-------- Information supplied

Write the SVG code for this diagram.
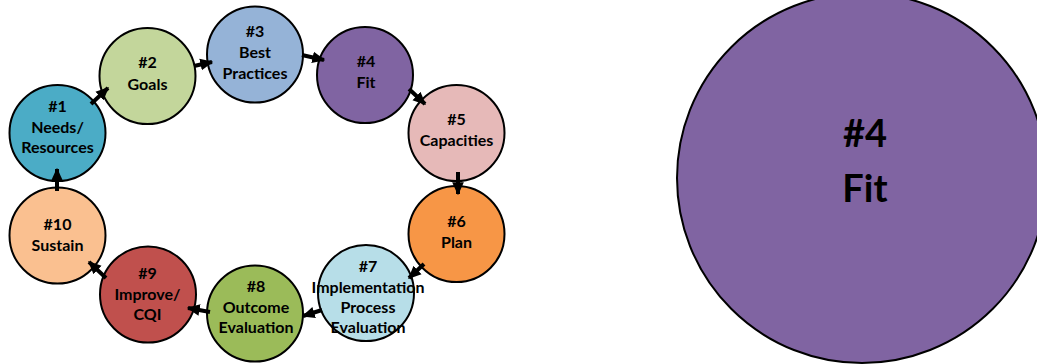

----------------
-------- Information supplied

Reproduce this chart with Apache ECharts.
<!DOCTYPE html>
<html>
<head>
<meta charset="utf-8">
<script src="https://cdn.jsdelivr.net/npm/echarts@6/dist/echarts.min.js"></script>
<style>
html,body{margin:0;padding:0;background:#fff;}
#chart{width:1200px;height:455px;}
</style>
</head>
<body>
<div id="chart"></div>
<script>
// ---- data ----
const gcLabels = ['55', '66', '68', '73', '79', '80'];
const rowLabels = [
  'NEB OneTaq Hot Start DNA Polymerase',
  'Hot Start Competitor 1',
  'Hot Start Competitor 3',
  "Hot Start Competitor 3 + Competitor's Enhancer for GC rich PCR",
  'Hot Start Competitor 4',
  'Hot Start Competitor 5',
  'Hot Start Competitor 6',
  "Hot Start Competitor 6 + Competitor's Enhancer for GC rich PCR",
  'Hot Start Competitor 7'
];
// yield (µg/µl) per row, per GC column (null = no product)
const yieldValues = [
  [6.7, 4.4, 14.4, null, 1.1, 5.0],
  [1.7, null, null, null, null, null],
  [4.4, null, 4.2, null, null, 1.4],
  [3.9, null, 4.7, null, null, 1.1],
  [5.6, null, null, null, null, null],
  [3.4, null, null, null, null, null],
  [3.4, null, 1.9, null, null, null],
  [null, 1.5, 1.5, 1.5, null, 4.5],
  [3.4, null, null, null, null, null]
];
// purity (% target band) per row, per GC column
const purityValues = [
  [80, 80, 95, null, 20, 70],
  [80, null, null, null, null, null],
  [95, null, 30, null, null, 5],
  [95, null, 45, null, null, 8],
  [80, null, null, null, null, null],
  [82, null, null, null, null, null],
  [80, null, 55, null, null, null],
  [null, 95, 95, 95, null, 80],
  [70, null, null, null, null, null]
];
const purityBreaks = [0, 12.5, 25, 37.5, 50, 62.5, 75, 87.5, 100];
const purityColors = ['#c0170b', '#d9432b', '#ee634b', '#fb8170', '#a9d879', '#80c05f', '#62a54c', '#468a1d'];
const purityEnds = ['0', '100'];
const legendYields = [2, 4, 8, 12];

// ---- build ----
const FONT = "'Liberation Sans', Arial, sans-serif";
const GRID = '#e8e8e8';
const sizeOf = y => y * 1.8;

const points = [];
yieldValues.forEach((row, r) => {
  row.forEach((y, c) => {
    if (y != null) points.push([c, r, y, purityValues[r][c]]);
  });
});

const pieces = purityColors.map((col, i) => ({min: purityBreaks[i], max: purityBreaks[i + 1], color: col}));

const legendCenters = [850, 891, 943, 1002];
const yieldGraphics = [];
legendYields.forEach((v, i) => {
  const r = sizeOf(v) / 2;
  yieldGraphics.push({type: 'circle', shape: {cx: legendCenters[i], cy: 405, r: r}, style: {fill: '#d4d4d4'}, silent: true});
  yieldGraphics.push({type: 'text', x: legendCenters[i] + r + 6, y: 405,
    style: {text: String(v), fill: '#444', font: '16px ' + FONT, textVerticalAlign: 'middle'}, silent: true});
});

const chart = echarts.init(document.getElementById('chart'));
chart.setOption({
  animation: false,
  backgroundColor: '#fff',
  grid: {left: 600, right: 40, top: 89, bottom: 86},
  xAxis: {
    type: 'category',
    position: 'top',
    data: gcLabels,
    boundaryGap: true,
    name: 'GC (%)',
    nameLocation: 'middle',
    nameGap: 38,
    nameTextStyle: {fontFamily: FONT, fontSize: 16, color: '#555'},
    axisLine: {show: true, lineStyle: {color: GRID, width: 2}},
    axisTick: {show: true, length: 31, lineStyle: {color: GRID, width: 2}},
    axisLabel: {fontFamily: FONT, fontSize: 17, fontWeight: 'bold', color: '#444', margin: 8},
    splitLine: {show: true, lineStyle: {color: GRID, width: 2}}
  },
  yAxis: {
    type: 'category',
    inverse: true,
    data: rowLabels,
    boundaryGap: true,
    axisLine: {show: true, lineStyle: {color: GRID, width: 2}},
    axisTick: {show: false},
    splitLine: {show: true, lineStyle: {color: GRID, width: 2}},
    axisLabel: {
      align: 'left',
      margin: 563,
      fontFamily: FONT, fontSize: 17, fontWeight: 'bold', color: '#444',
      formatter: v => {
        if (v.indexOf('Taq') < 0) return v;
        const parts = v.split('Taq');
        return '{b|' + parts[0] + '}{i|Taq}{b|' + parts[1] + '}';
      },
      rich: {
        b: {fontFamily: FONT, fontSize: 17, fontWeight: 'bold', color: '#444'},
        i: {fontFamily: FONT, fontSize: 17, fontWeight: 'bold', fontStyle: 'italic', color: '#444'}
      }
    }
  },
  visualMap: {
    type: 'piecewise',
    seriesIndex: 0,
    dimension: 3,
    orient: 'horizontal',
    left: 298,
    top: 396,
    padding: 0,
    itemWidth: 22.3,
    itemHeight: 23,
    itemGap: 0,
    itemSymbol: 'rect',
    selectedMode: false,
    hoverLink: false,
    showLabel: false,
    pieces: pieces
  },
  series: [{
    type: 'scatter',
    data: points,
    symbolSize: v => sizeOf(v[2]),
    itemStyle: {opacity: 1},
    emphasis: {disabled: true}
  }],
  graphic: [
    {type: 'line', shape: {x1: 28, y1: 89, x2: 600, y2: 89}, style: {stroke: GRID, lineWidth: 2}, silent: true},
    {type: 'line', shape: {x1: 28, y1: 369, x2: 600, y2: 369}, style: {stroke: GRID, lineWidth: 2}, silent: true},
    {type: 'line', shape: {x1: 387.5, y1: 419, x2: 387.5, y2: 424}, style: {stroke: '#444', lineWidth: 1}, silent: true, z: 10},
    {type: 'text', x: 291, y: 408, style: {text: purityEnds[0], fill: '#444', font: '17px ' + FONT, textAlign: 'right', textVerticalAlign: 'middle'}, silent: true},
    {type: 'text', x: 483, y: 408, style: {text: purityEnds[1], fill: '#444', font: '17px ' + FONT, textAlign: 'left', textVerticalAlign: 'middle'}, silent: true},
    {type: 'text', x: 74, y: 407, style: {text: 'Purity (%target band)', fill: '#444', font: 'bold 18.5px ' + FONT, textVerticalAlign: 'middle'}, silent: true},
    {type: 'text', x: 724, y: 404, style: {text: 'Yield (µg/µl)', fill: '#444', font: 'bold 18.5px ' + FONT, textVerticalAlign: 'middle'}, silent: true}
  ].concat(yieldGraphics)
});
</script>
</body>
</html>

----------------
-------- Information supplied

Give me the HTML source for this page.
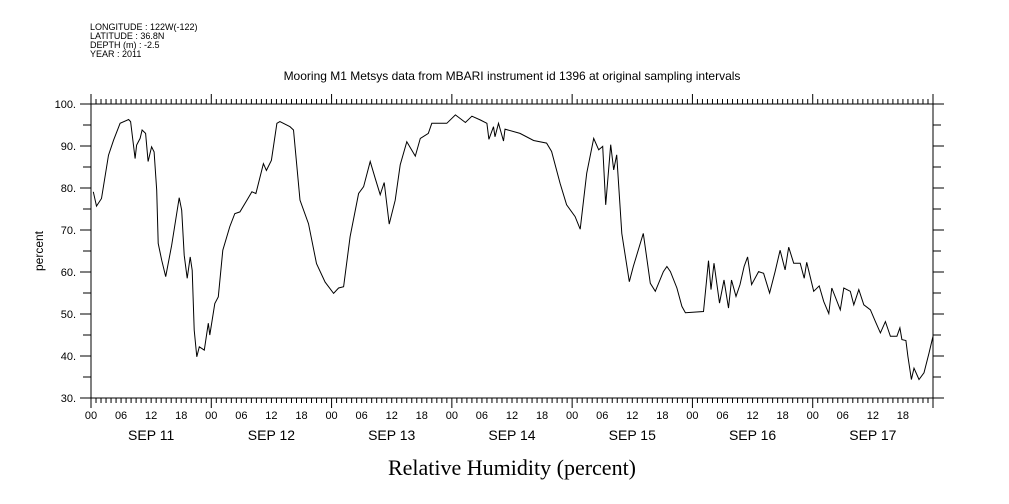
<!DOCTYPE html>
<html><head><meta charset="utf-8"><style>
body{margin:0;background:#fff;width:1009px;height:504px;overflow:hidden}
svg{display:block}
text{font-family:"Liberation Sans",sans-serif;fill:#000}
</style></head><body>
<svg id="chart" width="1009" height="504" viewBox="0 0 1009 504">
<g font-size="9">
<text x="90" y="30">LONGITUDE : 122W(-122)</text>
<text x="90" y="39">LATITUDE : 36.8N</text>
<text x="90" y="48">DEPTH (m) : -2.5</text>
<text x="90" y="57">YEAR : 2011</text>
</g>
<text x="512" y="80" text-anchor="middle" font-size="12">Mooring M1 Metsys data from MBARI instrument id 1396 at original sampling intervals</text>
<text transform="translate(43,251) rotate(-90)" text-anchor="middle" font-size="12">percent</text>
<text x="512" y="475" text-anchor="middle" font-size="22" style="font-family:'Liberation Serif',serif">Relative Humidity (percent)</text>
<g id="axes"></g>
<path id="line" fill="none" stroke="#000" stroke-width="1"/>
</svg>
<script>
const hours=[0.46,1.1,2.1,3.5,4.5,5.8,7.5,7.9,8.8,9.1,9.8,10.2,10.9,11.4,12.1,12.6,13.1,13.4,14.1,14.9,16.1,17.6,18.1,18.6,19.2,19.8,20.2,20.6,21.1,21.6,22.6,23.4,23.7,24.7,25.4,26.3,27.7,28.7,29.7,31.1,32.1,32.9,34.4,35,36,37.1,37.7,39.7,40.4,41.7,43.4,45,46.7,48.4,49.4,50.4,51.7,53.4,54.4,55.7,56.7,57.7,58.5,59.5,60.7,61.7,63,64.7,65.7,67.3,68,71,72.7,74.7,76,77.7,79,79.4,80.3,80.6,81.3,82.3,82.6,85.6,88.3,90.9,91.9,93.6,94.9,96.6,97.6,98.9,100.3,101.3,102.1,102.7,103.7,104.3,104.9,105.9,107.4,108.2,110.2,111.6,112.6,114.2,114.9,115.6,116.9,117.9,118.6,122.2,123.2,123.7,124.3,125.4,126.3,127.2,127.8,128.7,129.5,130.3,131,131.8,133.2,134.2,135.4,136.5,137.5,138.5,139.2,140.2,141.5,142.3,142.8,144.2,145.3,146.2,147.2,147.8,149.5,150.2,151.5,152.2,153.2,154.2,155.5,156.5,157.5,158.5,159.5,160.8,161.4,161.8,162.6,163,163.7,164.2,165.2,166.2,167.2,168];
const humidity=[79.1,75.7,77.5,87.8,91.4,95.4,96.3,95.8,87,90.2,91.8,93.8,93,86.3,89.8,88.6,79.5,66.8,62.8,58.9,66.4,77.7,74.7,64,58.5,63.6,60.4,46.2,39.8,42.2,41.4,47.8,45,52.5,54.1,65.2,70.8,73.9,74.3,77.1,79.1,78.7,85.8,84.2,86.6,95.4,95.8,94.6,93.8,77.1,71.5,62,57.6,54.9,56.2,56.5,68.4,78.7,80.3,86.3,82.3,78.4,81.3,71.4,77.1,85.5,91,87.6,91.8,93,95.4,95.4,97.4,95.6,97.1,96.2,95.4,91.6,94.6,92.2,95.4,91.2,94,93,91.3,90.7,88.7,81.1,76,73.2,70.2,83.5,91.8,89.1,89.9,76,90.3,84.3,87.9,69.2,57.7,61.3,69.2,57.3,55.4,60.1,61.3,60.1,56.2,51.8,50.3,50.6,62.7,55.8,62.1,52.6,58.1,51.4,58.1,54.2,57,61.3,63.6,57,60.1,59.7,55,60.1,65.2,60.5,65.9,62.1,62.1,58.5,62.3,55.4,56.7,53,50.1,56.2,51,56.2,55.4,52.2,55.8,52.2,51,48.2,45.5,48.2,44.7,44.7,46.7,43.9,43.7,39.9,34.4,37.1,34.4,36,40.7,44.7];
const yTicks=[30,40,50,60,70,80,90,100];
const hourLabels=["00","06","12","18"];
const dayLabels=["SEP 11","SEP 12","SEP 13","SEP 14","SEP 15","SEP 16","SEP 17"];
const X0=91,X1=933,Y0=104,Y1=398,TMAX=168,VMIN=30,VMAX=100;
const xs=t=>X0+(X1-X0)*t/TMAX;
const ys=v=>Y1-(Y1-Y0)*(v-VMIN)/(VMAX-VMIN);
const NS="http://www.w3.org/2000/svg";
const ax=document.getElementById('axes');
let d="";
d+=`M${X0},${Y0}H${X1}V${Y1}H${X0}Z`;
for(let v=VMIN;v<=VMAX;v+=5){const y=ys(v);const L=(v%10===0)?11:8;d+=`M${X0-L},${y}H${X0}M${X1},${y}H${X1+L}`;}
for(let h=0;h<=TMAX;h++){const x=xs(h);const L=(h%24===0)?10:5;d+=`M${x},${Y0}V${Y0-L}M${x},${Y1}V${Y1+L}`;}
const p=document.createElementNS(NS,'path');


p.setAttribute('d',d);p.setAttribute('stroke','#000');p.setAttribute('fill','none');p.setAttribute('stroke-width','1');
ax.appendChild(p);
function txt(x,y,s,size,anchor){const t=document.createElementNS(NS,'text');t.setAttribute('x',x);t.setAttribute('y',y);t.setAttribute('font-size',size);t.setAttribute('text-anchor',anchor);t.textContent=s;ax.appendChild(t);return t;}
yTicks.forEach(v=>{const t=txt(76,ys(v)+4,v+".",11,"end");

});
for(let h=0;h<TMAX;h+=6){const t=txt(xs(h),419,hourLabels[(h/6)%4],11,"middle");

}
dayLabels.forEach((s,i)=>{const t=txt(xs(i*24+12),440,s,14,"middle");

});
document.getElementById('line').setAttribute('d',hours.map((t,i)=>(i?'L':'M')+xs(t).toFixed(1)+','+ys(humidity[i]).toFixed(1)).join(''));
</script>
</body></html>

----------------

▸ **Required task**:
Copy each line of the records that contains the word "this".

▸ **Output of the exercise**:
Write the SVG code for this diagram.
Reproduce this chart with Apache ECharts.
Give me the HTML source for this page.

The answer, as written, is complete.